Stated problem: Set all the material down again unchanged, without the pictures.

Available data:
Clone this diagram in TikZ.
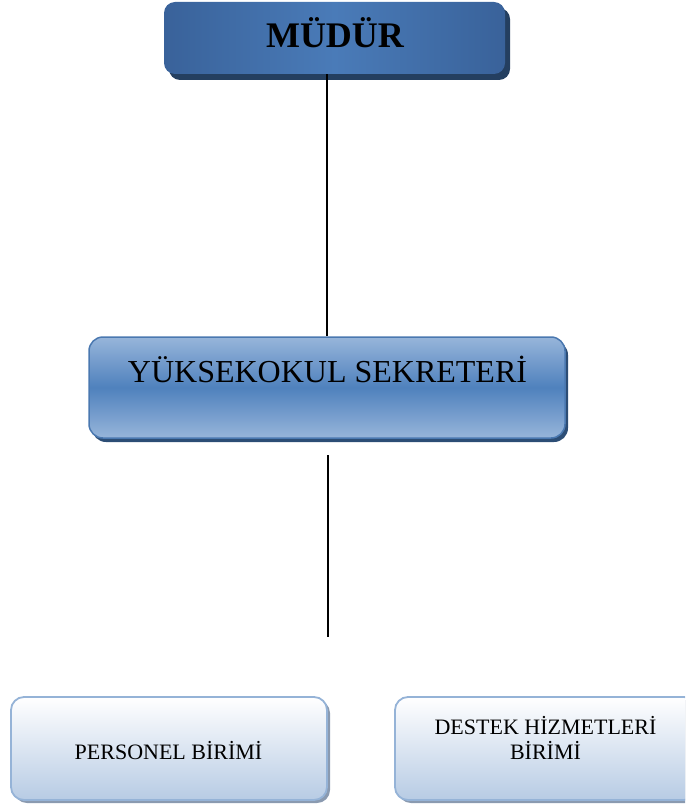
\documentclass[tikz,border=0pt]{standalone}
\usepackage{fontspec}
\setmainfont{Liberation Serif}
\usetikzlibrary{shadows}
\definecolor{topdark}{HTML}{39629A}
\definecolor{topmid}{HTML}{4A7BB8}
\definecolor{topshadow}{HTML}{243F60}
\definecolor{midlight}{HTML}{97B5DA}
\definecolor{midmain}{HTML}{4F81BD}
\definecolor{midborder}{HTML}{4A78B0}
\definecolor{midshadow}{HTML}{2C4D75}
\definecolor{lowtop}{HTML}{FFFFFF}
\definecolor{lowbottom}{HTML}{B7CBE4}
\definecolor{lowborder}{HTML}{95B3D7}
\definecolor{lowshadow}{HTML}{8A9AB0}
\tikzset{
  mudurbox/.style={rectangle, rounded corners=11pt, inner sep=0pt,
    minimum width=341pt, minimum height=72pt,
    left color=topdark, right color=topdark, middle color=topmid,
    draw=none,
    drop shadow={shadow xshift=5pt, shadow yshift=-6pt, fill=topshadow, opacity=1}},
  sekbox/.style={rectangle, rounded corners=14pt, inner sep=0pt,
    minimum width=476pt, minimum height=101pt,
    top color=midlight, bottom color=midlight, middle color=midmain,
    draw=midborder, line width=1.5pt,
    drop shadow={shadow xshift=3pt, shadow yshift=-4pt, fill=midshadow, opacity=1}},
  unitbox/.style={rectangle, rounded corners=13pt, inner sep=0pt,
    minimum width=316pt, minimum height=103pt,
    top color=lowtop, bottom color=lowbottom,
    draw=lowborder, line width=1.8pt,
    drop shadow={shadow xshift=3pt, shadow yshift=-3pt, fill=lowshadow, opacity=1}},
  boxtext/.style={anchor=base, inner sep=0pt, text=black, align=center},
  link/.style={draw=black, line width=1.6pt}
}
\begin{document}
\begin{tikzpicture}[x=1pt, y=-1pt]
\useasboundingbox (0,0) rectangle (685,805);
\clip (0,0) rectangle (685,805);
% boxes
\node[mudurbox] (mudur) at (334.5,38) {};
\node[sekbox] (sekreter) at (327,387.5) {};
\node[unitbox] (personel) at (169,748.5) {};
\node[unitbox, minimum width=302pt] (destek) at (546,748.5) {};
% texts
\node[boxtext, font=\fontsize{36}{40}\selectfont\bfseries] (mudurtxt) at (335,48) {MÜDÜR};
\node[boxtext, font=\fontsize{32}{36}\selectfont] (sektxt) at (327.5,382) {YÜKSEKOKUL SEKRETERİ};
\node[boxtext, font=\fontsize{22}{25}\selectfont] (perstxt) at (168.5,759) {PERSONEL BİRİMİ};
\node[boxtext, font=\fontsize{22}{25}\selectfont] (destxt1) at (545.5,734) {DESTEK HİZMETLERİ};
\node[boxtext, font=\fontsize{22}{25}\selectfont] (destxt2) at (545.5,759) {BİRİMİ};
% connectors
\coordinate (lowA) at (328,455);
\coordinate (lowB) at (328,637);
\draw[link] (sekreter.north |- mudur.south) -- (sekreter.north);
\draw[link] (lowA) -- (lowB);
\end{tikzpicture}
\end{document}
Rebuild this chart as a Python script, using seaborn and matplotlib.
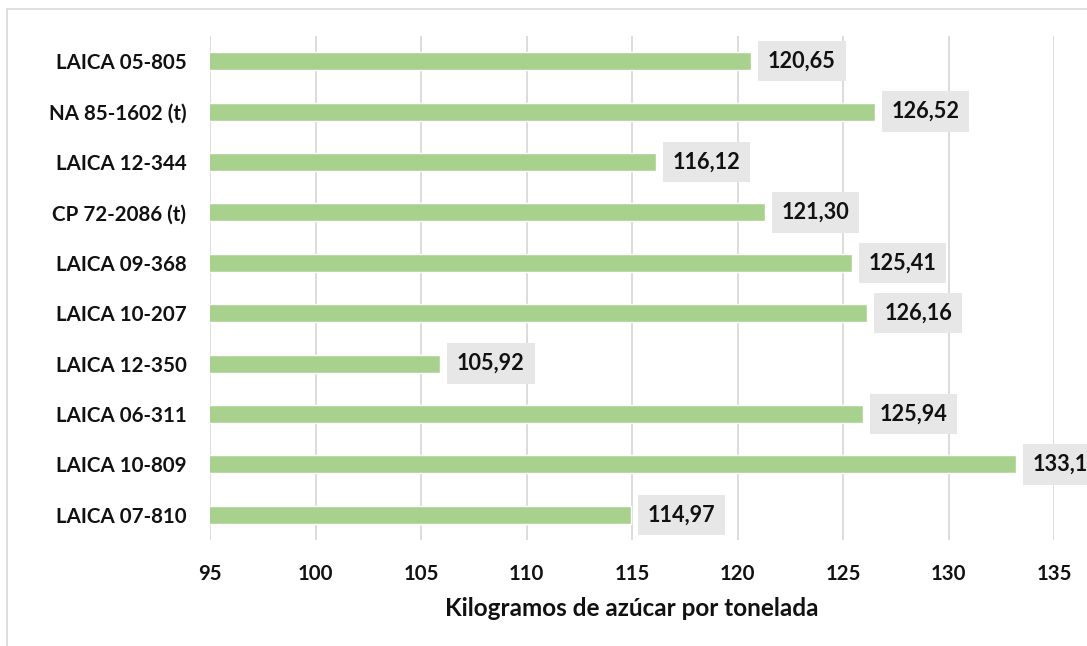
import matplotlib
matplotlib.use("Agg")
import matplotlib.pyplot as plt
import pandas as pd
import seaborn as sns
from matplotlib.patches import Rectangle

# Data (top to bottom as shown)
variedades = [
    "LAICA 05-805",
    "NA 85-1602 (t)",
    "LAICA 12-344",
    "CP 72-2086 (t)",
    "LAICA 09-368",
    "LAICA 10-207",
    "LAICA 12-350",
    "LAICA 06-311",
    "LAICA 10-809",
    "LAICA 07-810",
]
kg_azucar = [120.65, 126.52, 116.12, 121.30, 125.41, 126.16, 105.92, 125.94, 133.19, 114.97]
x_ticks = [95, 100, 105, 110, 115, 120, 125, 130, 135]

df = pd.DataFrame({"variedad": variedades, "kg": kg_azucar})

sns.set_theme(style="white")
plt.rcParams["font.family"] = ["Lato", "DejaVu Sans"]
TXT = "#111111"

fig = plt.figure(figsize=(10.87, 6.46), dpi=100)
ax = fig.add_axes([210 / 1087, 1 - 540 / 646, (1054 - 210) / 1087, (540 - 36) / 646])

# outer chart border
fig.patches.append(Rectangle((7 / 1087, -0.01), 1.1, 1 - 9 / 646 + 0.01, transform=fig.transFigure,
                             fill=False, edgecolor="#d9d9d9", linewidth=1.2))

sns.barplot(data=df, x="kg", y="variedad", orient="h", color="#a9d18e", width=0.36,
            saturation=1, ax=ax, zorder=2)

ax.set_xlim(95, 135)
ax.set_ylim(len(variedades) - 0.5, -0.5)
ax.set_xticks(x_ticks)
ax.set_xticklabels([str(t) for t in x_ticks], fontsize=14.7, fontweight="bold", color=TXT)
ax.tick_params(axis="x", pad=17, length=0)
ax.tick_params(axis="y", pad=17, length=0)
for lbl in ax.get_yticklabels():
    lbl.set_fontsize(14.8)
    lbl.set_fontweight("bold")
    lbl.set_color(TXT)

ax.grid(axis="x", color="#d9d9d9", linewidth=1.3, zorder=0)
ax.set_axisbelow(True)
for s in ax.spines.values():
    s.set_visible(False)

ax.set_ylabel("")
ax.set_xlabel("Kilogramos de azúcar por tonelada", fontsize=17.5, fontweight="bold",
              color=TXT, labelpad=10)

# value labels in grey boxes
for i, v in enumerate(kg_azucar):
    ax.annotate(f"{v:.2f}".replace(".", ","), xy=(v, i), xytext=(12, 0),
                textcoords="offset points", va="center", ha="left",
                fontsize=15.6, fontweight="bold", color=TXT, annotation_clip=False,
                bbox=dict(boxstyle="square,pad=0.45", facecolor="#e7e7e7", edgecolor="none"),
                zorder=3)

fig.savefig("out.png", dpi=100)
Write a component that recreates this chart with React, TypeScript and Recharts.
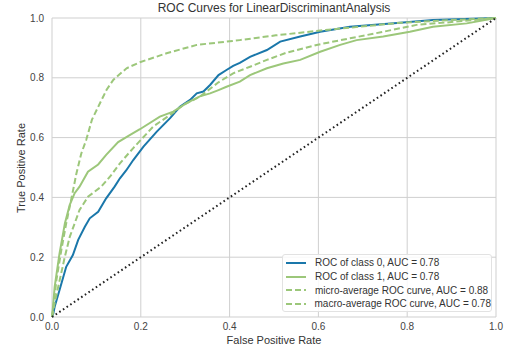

Full answer:
Clone this diagram in TikZ.
\documentclass[tikz,border=0pt]{standalone}
\usepackage{fontspec}
\setmainfont{Liberation Serif}
\usetikzlibrary{shadows}
\definecolor{topdark}{HTML}{39629A}
\definecolor{topmid}{HTML}{4A7BB8}
\definecolor{topshadow}{HTML}{243F60}
\definecolor{midlight}{HTML}{97B5DA}
\definecolor{midmain}{HTML}{4F81BD}
\definecolor{midborder}{HTML}{4A78B0}
\definecolor{midshadow}{HTML}{2C4D75}
\definecolor{lowtop}{HTML}{FFFFFF}
\definecolor{lowbottom}{HTML}{B7CBE4}
\definecolor{lowborder}{HTML}{95B3D7}
\definecolor{lowshadow}{HTML}{8A9AB0}
\tikzset{
  mudurbox/.style={rectangle, rounded corners=11pt, inner sep=0pt,
    minimum width=341pt, minimum height=72pt,
    left color=topdark, right color=topdark, middle color=topmid,
    draw=none,
    drop shadow={shadow xshift=5pt, shadow yshift=-6pt, fill=topshadow, opacity=1}},
  sekbox/.style={rectangle, rounded corners=14pt, inner sep=0pt,
    minimum width=476pt, minimum height=101pt,
    top color=midlight, bottom color=midlight, middle color=midmain,
    draw=midborder, line width=1.5pt,
    drop shadow={shadow xshift=3pt, shadow yshift=-4pt, fill=midshadow, opacity=1}},
  unitbox/.style={rectangle, rounded corners=13pt, inner sep=0pt,
    minimum width=316pt, minimum height=103pt,
    top color=lowtop, bottom color=lowbottom,
    draw=lowborder, line width=1.8pt,
    drop shadow={shadow xshift=3pt, shadow yshift=-3pt, fill=lowshadow, opacity=1}},
  boxtext/.style={anchor=base, inner sep=0pt, text=black, align=center},
  link/.style={draw=black, line width=1.6pt}
}
\begin{document}
\begin{tikzpicture}[x=1pt, y=-1pt]
\useasboundingbox (0,0) rectangle (685,805);
\clip (0,0) rectangle (685,805);
% boxes
\node[mudurbox] (mudur) at (334.5,38) {};
\node[sekbox] (sekreter) at (327,387.5) {};
\node[unitbox] (personel) at (169,748.5) {};
\node[unitbox, minimum width=302pt] (destek) at (546,748.5) {};
% texts
\node[boxtext, font=\fontsize{36}{40}\selectfont\bfseries] (mudurtxt) at (335,48) {MÜDÜR};
\node[boxtext, font=\fontsize{32}{36}\selectfont] (sektxt) at (327.5,382) {YÜKSEKOKUL SEKRETERİ};
\node[boxtext, font=\fontsize{22}{25}\selectfont] (perstxt) at (168.5,759) {PERSONEL BİRİMİ};
\node[boxtext, font=\fontsize{22}{25}\selectfont] (destxt1) at (545.5,734) {DESTEK HİZMETLERİ};
\node[boxtext, font=\fontsize{22}{25}\selectfont] (destxt2) at (545.5,759) {BİRİMİ};
% connectors
\coordinate (lowA) at (328,455);
\coordinate (lowB) at (328,637);
\draw[link] (sekreter.north |- mudur.south) -- (sekreter.north);
\draw[link] (lowA) -- (lowB);
\end{tikzpicture}
\end{document}
Rebuild this chart as a Python script, using seaborn and matplotlib.
import matplotlib
matplotlib.use("Agg")
import matplotlib.pyplot as plt
import pandas as pd
import seaborn as sns
from matplotlib.patches import Rectangle

# Data (top to bottom as shown)
variedades = [
    "LAICA 05-805",
    "NA 85-1602 (t)",
    "LAICA 12-344",
    "CP 72-2086 (t)",
    "LAICA 09-368",
    "LAICA 10-207",
    "LAICA 12-350",
    "LAICA 06-311",
    "LAICA 10-809",
    "LAICA 07-810",
]
kg_azucar = [120.65, 126.52, 116.12, 121.30, 125.41, 126.16, 105.92, 125.94, 133.19, 114.97]
x_ticks = [95, 100, 105, 110, 115, 120, 125, 130, 135]

df = pd.DataFrame({"variedad": variedades, "kg": kg_azucar})

sns.set_theme(style="white")
plt.rcParams["font.family"] = ["Lato", "DejaVu Sans"]
TXT = "#111111"

fig = plt.figure(figsize=(10.87, 6.46), dpi=100)
ax = fig.add_axes([210 / 1087, 1 - 540 / 646, (1054 - 210) / 1087, (540 - 36) / 646])

# outer chart border
fig.patches.append(Rectangle((7 / 1087, -0.01), 1.1, 1 - 9 / 646 + 0.01, transform=fig.transFigure,
                             fill=False, edgecolor="#d9d9d9", linewidth=1.2))

sns.barplot(data=df, x="kg", y="variedad", orient="h", color="#a9d18e", width=0.36,
            saturation=1, ax=ax, zorder=2)

ax.set_xlim(95, 135)
ax.set_ylim(len(variedades) - 0.5, -0.5)
ax.set_xticks(x_ticks)
ax.set_xticklabels([str(t) for t in x_ticks], fontsize=14.7, fontweight="bold", color=TXT)
ax.tick_params(axis="x", pad=17, length=0)
ax.tick_params(axis="y", pad=17, length=0)
for lbl in ax.get_yticklabels():
    lbl.set_fontsize(14.8)
    lbl.set_fontweight("bold")
    lbl.set_color(TXT)

ax.grid(axis="x", color="#d9d9d9", linewidth=1.3, zorder=0)
ax.set_axisbelow(True)
for s in ax.spines.values():
    s.set_visible(False)

ax.set_ylabel("")
ax.set_xlabel("Kilogramos de azúcar por tonelada", fontsize=17.5, fontweight="bold",
              color=TXT, labelpad=10)

# value labels in grey boxes
for i, v in enumerate(kg_azucar):
    ax.annotate(f"{v:.2f}".replace(".", ","), xy=(v, i), xytext=(12, 0),
                textcoords="offset points", va="center", ha="left",
                fontsize=15.6, fontweight="bold", color=TXT, annotation_clip=False,
                bbox=dict(boxstyle="square,pad=0.45", facecolor="#e7e7e7", edgecolor="none"),
                zorder=3)

fig.savefig("out.png", dpi=100)
Write a component that recreates this chart with React, TypeScript and Recharts.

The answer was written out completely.